Billington CEO Mark Smith, said: “The construction of a distribution warehouse on such a large scale involves a great deal of complex planning.
“The fact that Bowmer & Kirkland has once again chosen Billington Structures to provide the structural steelwork for one of their most significant and prestigious projects, and indeed clients in Next, is testament to Billington’s quality, reliability and performance.”
Summing up the project Bowmer & Kirkland Project Manager Ben Howard says: “Erection of a 25m high distribution facility, with ancillary offices and building services, doesn’t come without its own challenges.
“Early access dates and a tight overall schedule dictate a correctly sequenced approach by ourselves, which guarantees a defined outcome for our client.
“Utilising specialist contractors in their own fields early on is essential for the co-ordination of design, erection sequencing and programming alongside interfacing elements. This gives us the best opportunity for a achieving our project goals.”
The Next distribution centre is due to be complete by early 2016.
Billington Structures erected the main frame for the Next distribution centre in 14 weeks. In order to not clash with the site’s other trades, the company then erected the mezzanine floors on a return visit later in the programme.

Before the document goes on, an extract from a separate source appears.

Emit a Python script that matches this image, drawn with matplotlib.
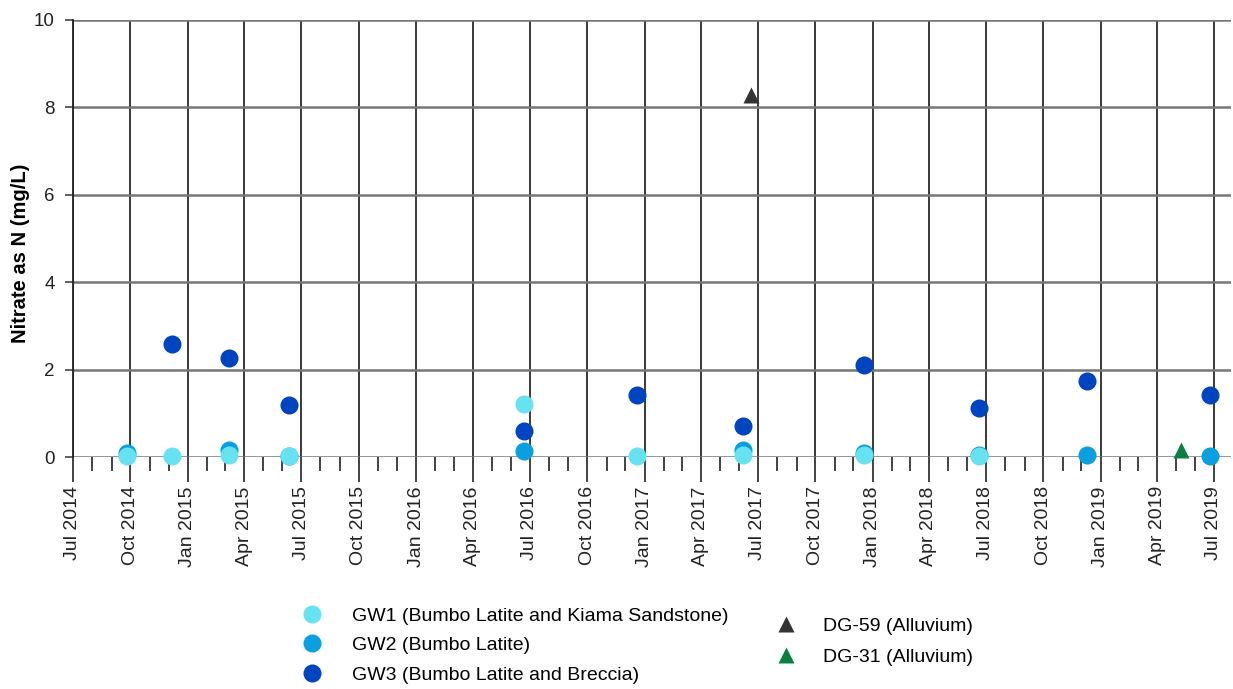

Prior to the steel erection starting, Billington had already begun its onsite preparation work and had started stockpiling steelwork.
“The columns are 25m long and up to 9t each, so we could only transport them on a truck to site two at a time,” explains Billington Structures Contracts Director Brian Turton.
“That’s why it’s important to have steel deliveries carefully co-ordinated and steel stockpiled on site in the respective working areas… to ensure that we could give continuity for the erection teams on site.”
The portal rafters were brought to site in two sections and then erected in pairs. Using two mobile cranes, the rafters were lifted into place, bolted to their respective columns and then bolted together at midpoint before being released from the cranes.